EXERCISE REQUIREMENTS:
Leave out the pictures and retype only the lines from the opening line to the line that holds "plt.rcParams['hatch.linewidth'] = 0.5", both ends included.

+ + + + +

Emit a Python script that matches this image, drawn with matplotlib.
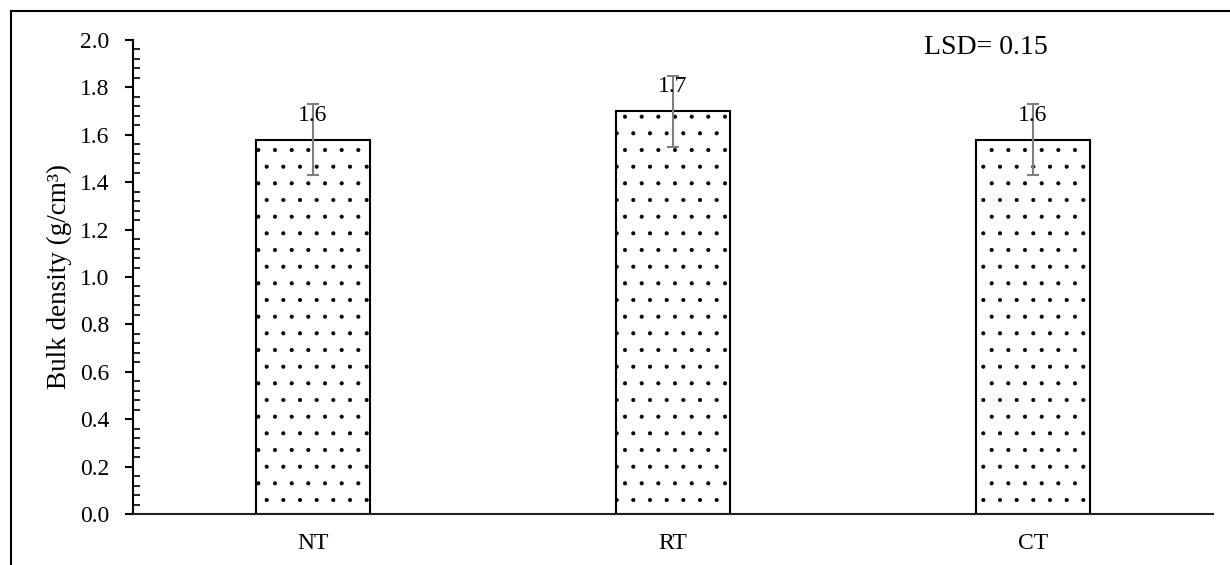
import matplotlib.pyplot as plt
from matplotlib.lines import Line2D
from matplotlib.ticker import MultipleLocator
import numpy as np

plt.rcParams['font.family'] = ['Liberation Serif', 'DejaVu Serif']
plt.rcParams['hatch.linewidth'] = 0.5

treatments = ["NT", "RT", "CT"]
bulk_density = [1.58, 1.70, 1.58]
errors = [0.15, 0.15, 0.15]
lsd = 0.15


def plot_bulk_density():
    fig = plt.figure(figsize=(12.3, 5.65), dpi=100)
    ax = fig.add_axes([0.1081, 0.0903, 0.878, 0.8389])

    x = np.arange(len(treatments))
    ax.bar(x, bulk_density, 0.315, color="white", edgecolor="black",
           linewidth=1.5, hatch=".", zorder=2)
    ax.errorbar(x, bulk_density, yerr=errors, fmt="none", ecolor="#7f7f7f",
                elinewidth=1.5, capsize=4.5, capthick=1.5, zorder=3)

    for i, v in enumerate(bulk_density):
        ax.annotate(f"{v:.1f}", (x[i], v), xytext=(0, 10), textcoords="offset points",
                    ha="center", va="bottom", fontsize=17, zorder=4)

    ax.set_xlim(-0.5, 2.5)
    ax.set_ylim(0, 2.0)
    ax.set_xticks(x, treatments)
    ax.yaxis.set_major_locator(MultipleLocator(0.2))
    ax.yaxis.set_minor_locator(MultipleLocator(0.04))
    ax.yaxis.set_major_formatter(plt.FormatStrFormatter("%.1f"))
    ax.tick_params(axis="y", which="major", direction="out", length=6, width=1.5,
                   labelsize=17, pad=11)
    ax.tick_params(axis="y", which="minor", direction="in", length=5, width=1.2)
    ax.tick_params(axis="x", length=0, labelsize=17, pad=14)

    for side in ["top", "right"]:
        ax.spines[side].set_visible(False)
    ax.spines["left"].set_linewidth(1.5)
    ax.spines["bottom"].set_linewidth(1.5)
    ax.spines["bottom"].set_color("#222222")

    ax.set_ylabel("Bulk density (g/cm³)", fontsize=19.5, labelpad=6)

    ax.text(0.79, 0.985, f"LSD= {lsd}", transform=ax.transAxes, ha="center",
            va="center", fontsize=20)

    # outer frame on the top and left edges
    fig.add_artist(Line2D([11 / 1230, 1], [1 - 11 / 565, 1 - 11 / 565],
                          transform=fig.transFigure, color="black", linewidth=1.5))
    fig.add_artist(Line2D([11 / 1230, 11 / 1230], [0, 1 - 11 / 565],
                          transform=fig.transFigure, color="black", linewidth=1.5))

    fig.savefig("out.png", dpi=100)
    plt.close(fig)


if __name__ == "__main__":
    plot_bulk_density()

+ + + + +

FINISHED ANSWER:
Emit a Python script that matches this image, drawn with matplotlib.
import matplotlib.pyplot as plt
from matplotlib.lines import Line2D
from matplotlib.ticker import MultipleLocator
import numpy as np

plt.rcParams['font.family'] = ['Liberation Serif', 'DejaVu Serif']
plt.rcParams['hatch.linewidth'] = 0.5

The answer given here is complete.